Aim | Retype the whole listing verbatim and keep the pictures out of it.

Rows from a dataset of charts and code:

#####

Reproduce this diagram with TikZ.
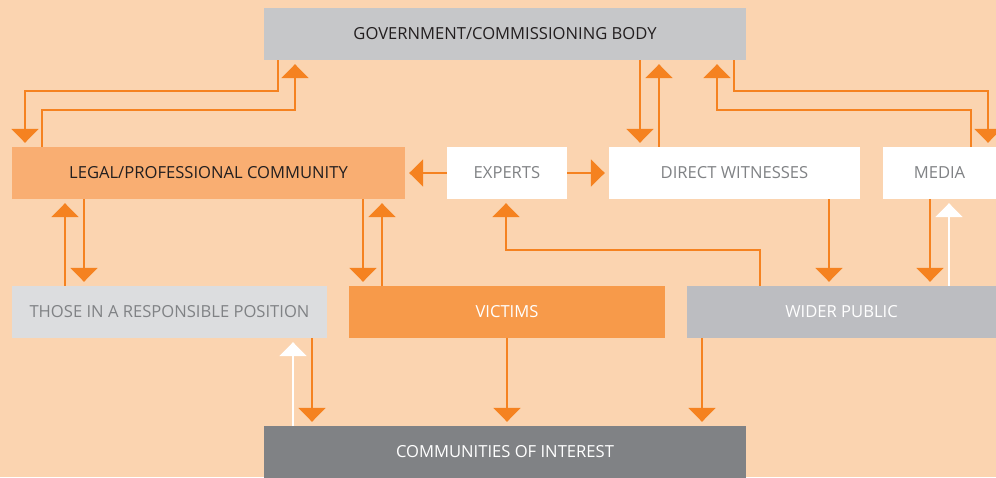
\documentclass[tikz,border=0pt]{standalone}
\usepackage{fontspec}
\setmainfont{Open Sans}
\usetikzlibrary{arrows.meta}
\definecolor{bg}{HTML}{FBD4B0}
\definecolor{arrorange}{HTML}{F58220}
\definecolor{govgray}{HTML}{C6C7C9}
\definecolor{legalor}{HTML}{F9AE72}
\definecolor{victor}{HTML}{F79A4A}
\definecolor{respgray}{HTML}{DCDDDF}
\definecolor{widegray}{HTML}{BCBDC1}
\definecolor{commgray}{HTML}{808285}
\definecolor{txtgray}{HTML}{808285}
\definecolor{txtdark}{HTML}{231F20}
\tikzset{
  box/.style={minimum height=52pt, inner sep=0pt, font=\fontsize{16.6}{18}\selectfont},
  arr/.style={draw=arrorange, line width=2pt, -{Triangle[width=27pt,length=14pt]}, arrorange, shorten >=4pt},
  warr/.style={draw=white, line width=2pt, -{Triangle[width=27pt,length=14pt]}, white, shorten >=4pt},
  harr/.style={arr, shorten >=4pt}
}
\begin{document}
\begin{tikzpicture}[x=1pt,y=-1pt]
\useasboundingbox (0,0) rectangle (996,477);
\fill[bg] (0,0) rectangle (996,477);
\clip (0,0) rectangle (996,477);
\node[box, fill=govgray, text=txtdark, minimum width=482pt] (gov) at (505,34) {GOVERNMENT/COMMISSIONING BODY};
\node[box, fill=legalor, text=txtdark, minimum width=393pt] (legal) at (208.5,173) {LEGAL/PROFESSIONAL COMMUNITY};
\node[box, fill=white, text=txtgray, minimum width=120pt] (experts) at (507,173) {EXPERTS};
\node[box, fill=white, text=txtgray, minimum width=251pt] (witn) at (734.5,173) {DIRECT WITNESSES};
\node[box, fill=white, text=txtgray, minimum width=113pt] (media) at (939.5,173) {MEDIA};
\node[box, fill=respgray, text=txtgray, minimum width=315pt] (resp) at (169.5,312) {THOSE IN A RESPONSIBLE POSITION};
\node[box, fill=victor, text=white, minimum width=316pt] (vict) at (507,312) {VICTIMS};
\node[box, fill=widegray, text=white, minimum width=309pt] (wide) at (841.5,312) {WIDER PUBLIC};
\node[box, fill=commgray, text=white, minimum width=482pt] (comm) at (505,452) {COMMUNITIES OF INTEREST};
% government <-> legal
\draw[arr] (gov.south -| 278,0) -- (278,91) -| (legal.north -| 25,0);
\draw[arr] (legal.north -| 42,0) -- (42,110) -| (gov.south -| 295,0);
% government <-> witnesses
\draw[arr] (gov.south -| 640,0) -- (witn.north -| 640,0);
\draw[arr] (witn.north -| 659,0) -- (gov.south -| 659,0);
% government <-> media
\draw[arr] (media.north -| 971,0) -- (971,110) -| (gov.south -| 717,0);
\draw[arr] (gov.south -| 734,0) -- (734,91) -| (media.north -| 988,0);
% experts
\draw[harr] (experts.west) -- (legal.east);
\draw[harr] (experts.east) -- (witn.west);
% legal <-> responsible
\draw[arr] (resp.north -| 65,0) -- (legal.south -| 65,0);
\draw[arr] (legal.south -| 84,0) -- (resp.north -| 84,0);
% legal <-> victims
\draw[arr] (legal.south -| 363,0) -- (vict.north -| 363,0);
\draw[arr] (vict.north -| 382,0) -- (legal.south -| 382,0);
% wider public
\draw[arr] (wide.north -| 760,0) -- (760,250) -| (experts.south -| 506,0);
\draw[arr] (witn.south -| 829,0) -- (wide.north -| 829,0);
\draw[arr] (media.south -| 930,0) -- (wide.north -| 930,0);
\draw[warr] (wide.north -| 949,0) -- (media.south -| 949,0);
% communities
\draw[warr] (comm.north -| 293,0) -- (resp.south -| 293,0);
\draw[arr] (resp.south -| 312,0) -- (comm.north -| 312,0);
\draw[arr] (vict.south) -- (comm.north -| 507,0);
\draw[arr] (wide.south -| 702,0) -- (comm.north -| 702,0);
\end{tikzpicture}
\end{document}
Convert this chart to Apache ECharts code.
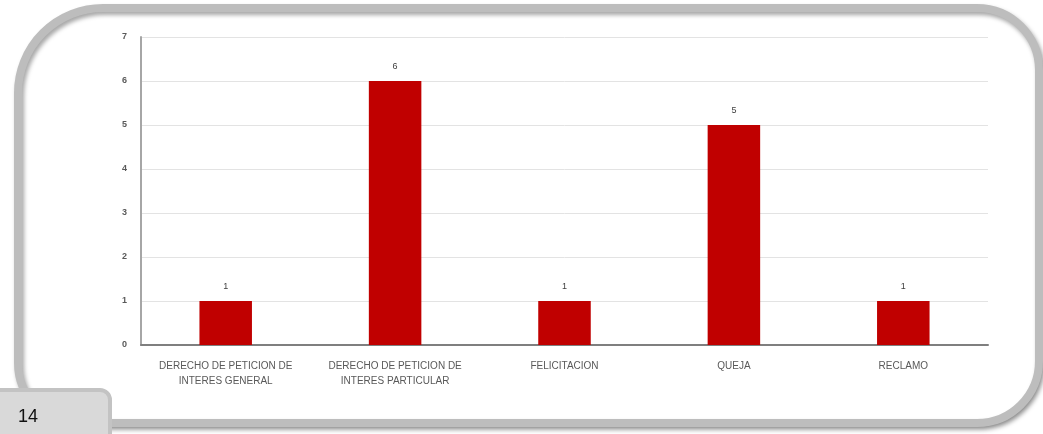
<!DOCTYPE html>
<html>
<head>
<meta charset="utf-8">
<script src="https://cdn.jsdelivr.net/npm/echarts@6/dist/echarts.min.js"></script>
<style>
html,body{margin:0;padding:0;background:#fff;}
#c{width:1043px;height:434px;}
</style>
</head>
<body>
<div id="c"></div>
<script>
const categories = [
  "DERECHO DE PETICION DE\nINTERES GENERAL",
  "DERECHO DE PETICION DE\nINTERES PARTICULAR",
  "FELICITACION",
  "QUEJA",
  "RECLAMO"
];
const values = [1, 6, 1, 5, 1];
const yTicks = [0, 1, 2, 3, 4, 5, 6, 7];
const pageNumber = "14";

const font = "'Liberation Sans Narrow', 'Liberation Sans', sans-serif";
const chart = echarts.init(document.getElementById('c'));
chart.setOption({
  animation: false,
  backgroundColor: '#ffffff',
  graphic: [
    {
      type: 'rect', z: -10,
      shape: { x: 18, y: 8, width: 1021, height: 415, r: [85, 62, 62, 60] },
      style: { fill: '#ffffff', stroke: '#bdbdbd', lineWidth: 8,
        shadowColor: 'rgba(0,0,0,0.35)', shadowBlur: 4, shadowOffsetX: 2, shadowOffsetY: 3 }
    },
    {
      type: 'rect', z: 10,
      shape: { x: -10, y: 390, width: 120, height: 60, r: [0, 10, 0, 0] },
      style: { fill: '#d9d9d9', stroke: '#c3c3c3', lineWidth: 4 }
    },
    {
      type: 'text', z: 11, left: 18, top: 408,
      style: { text: pageNumber, font: "18px 'Liberation Sans', sans-serif", fill: '#111111' }
    }
  ],
  grid: { left: 141, right: 55, top: 37, bottom: 89, containLabel: false },
  xAxis: {
    type: 'category',
    data: categories,
    axisLine: { show: true, lineStyle: { color: '#7f7f7f', width: 2 } },
    axisTick: { show: false },
    axisLabel: { color: '#595959', fontSize: 10, fontFamily: font, margin: 14, lineHeight: 15, interval: 0 }
  },
  yAxis: {
    type: 'value',
    min: yTicks[0], max: yTicks[yTicks.length - 1], interval: 1,
    axisLine: { show: true, lineStyle: { color: '#a6a6a6', width: 2 } },
    axisTick: { show: false },
    axisLabel: { color: '#595959', fontSize: 9, fontFamily: font, fontWeight: 'bold', margin: 14 },
    splitLine: { lineStyle: { color: '#e3e3e3', width: 1 } }
  },
  series: [{
    type: 'bar',
    data: values,
    barWidth: '31%',
    itemStyle: { color: '#c00000' },
    label: { show: true, position: 'top', color: '#404040', fontSize: 9, fontFamily: font, distance: 10 }
  }]
});
</script>
</body>
</html>
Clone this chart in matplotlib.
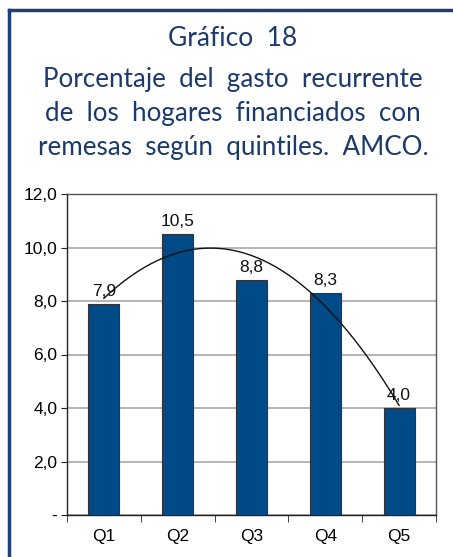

#####

Worked solution |
Reproduce this diagram with TikZ.
\documentclass[tikz,border=0pt]{standalone}
\usepackage{fontspec}
\setmainfont{Open Sans}
\usetikzlibrary{arrows.meta}
\definecolor{bg}{HTML}{FBD4B0}
\definecolor{arrorange}{HTML}{F58220}
\definecolor{govgray}{HTML}{C6C7C9}
\definecolor{legalor}{HTML}{F9AE72}
\definecolor{victor}{HTML}{F79A4A}
\definecolor{respgray}{HTML}{DCDDDF}
\definecolor{widegray}{HTML}{BCBDC1}
\definecolor{commgray}{HTML}{808285}
\definecolor{txtgray}{HTML}{808285}
\definecolor{txtdark}{HTML}{231F20}
\tikzset{
  box/.style={minimum height=52pt, inner sep=0pt, font=\fontsize{16.6}{18}\selectfont},
  arr/.style={draw=arrorange, line width=2pt, -{Triangle[width=27pt,length=14pt]}, arrorange, shorten >=4pt},
  warr/.style={draw=white, line width=2pt, -{Triangle[width=27pt,length=14pt]}, white, shorten >=4pt},
  harr/.style={arr, shorten >=4pt}
}
\begin{document}
\begin{tikzpicture}[x=1pt,y=-1pt]
\useasboundingbox (0,0) rectangle (996,477);
\fill[bg] (0,0) rectangle (996,477);
\clip (0,0) rectangle (996,477);
\node[box, fill=govgray, text=txtdark, minimum width=482pt] (gov) at (505,34) {GOVERNMENT/COMMISSIONING BODY};
\node[box, fill=legalor, text=txtdark, minimum width=393pt] (legal) at (208.5,173) {LEGAL/PROFESSIONAL COMMUNITY};
\node[box, fill=white, text=txtgray, minimum width=120pt] (experts) at (507,173) {EXPERTS};
\node[box, fill=white, text=txtgray, minimum width=251pt] (witn) at (734.5,173) {DIRECT WITNESSES};
\node[box, fill=white, text=txtgray, minimum width=113pt] (media) at (939.5,173) {MEDIA};
\node[box, fill=respgray, text=txtgray, minimum width=315pt] (resp) at (169.5,312) {THOSE IN A RESPONSIBLE POSITION};
\node[box, fill=victor, text=white, minimum width=316pt] (vict) at (507,312) {VICTIMS};
\node[box, fill=widegray, text=white, minimum width=309pt] (wide) at (841.5,312) {WIDER PUBLIC};
\node[box, fill=commgray, text=white, minimum width=482pt] (comm) at (505,452) {COMMUNITIES OF INTEREST};
% government <-> legal
\draw[arr] (gov.south -| 278,0) -- (278,91) -| (legal.north -| 25,0);
\draw[arr] (legal.north -| 42,0) -- (42,110) -| (gov.south -| 295,0);
% government <-> witnesses
\draw[arr] (gov.south -| 640,0) -- (witn.north -| 640,0);
\draw[arr] (witn.north -| 659,0) -- (gov.south -| 659,0);
% government <-> media
\draw[arr] (media.north -| 971,0) -- (971,110) -| (gov.south -| 717,0);
\draw[arr] (gov.south -| 734,0) -- (734,91) -| (media.north -| 988,0);
% experts
\draw[harr] (experts.west) -- (legal.east);
\draw[harr] (experts.east) -- (witn.west);
% legal <-> responsible
\draw[arr] (resp.north -| 65,0) -- (legal.south -| 65,0);
\draw[arr] (legal.south -| 84,0) -- (resp.north -| 84,0);
% legal <-> victims
\draw[arr] (legal.south -| 363,0) -- (vict.north -| 363,0);
\draw[arr] (vict.north -| 382,0) -- (legal.south -| 382,0);
% wider public
\draw[arr] (wide.north -| 760,0) -- (760,250) -| (experts.south -| 506,0);
\draw[arr] (witn.south -| 829,0) -- (wide.north -| 829,0);
\draw[arr] (media.south -| 930,0) -- (wide.north -| 930,0);
\draw[warr] (wide.north -| 949,0) -- (media.south -| 949,0);
% communities
\draw[warr] (comm.north -| 293,0) -- (resp.south -| 293,0);
\draw[arr] (resp.south -| 312,0) -- (comm.north -| 312,0);
\draw[arr] (vict.south) -- (comm.north -| 507,0);
\draw[arr] (wide.south -| 702,0) -- (comm.north -| 702,0);
\end{tikzpicture}
\end{document}
Convert this chart to Apache ECharts code.
<!DOCTYPE html>
<html>
<head>
<meta charset="utf-8">
<script src="https://cdn.jsdelivr.net/npm/echarts@6/dist/echarts.min.js"></script>
<style>
html,body{margin:0;padding:0;background:#fff;}
#c{width:1043px;height:434px;}
</style>
</head>
<body>
<div id="c"></div>
<script>
const categories = [
  "DERECHO DE PETICION DE\nINTERES GENERAL",
  "DERECHO DE PETICION DE\nINTERES PARTICULAR",
  "FELICITACION",
  "QUEJA",
  "RECLAMO"
];
const values = [1, 6, 1, 5, 1];
const yTicks = [0, 1, 2, 3, 4, 5, 6, 7];
const pageNumber = "14";

const font = "'Liberation Sans Narrow', 'Liberation Sans', sans-serif";
const chart = echarts.init(document.getElementById('c'));
chart.setOption({
  animation: false,
  backgroundColor: '#ffffff',
  graphic: [
    {
      type: 'rect', z: -10,
      shape: { x: 18, y: 8, width: 1021, height: 415, r: [85, 62, 62, 60] },
      style: { fill: '#ffffff', stroke: '#bdbdbd', lineWidth: 8,
        shadowColor: 'rgba(0,0,0,0.35)', shadowBlur: 4, shadowOffsetX: 2, shadowOffsetY: 3 }
    },
    {
      type: 'rect', z: 10,
      shape: { x: -10, y: 390, width: 120, height: 60, r: [0, 10, 0, 0] },
      style: { fill: '#d9d9d9', stroke: '#c3c3c3', lineWidth: 4 }
    },
    {
      type: 'text', z: 11, left: 18, top: 408,
      style: { text: pageNumber, font: "18px 'Liberation Sans', sans-serif", fill: '#111111' }
    }
  ],
  grid: { left: 141, right: 55, top: 37, bottom: 89, containLabel: false },
  xAxis: {
    type: 'category',
    data: categories,
    axisLine: { show: true, lineStyle: { color: '#7f7f7f', width: 2 } },
    axisTick: { show: false },
    axisLabel: { color: '#595959', fontSize: 10, fontFamily: font, margin: 14, lineHeight: 15, interval: 0 }
  },
  yAxis: {
    type: 'value',
    min: yTicks[0], max: yTicks[yTicks.length - 1], interval: 1,
    axisLine: { show: true, lineStyle: { color: '#a6a6a6', width: 2 } },
    axisTick: { show: false },
    axisLabel: { color: '#595959', fontSize: 9, fontFamily: font, fontWeight: 'bold', margin: 14 },
    splitLine: { lineStyle: { color: '#e3e3e3', width: 1 } }
  },
  series: [{
    type: 'bar',
    data: values,
    barWidth: '31%',
    itemStyle: { color: '#c00000' },
    label: { show: true, position: 'top', color: '#404040', fontSize: 9, fontFamily: font, distance: 10 }
  }]
});
</script>
</body>
</html>
Clone this chart in matplotlib.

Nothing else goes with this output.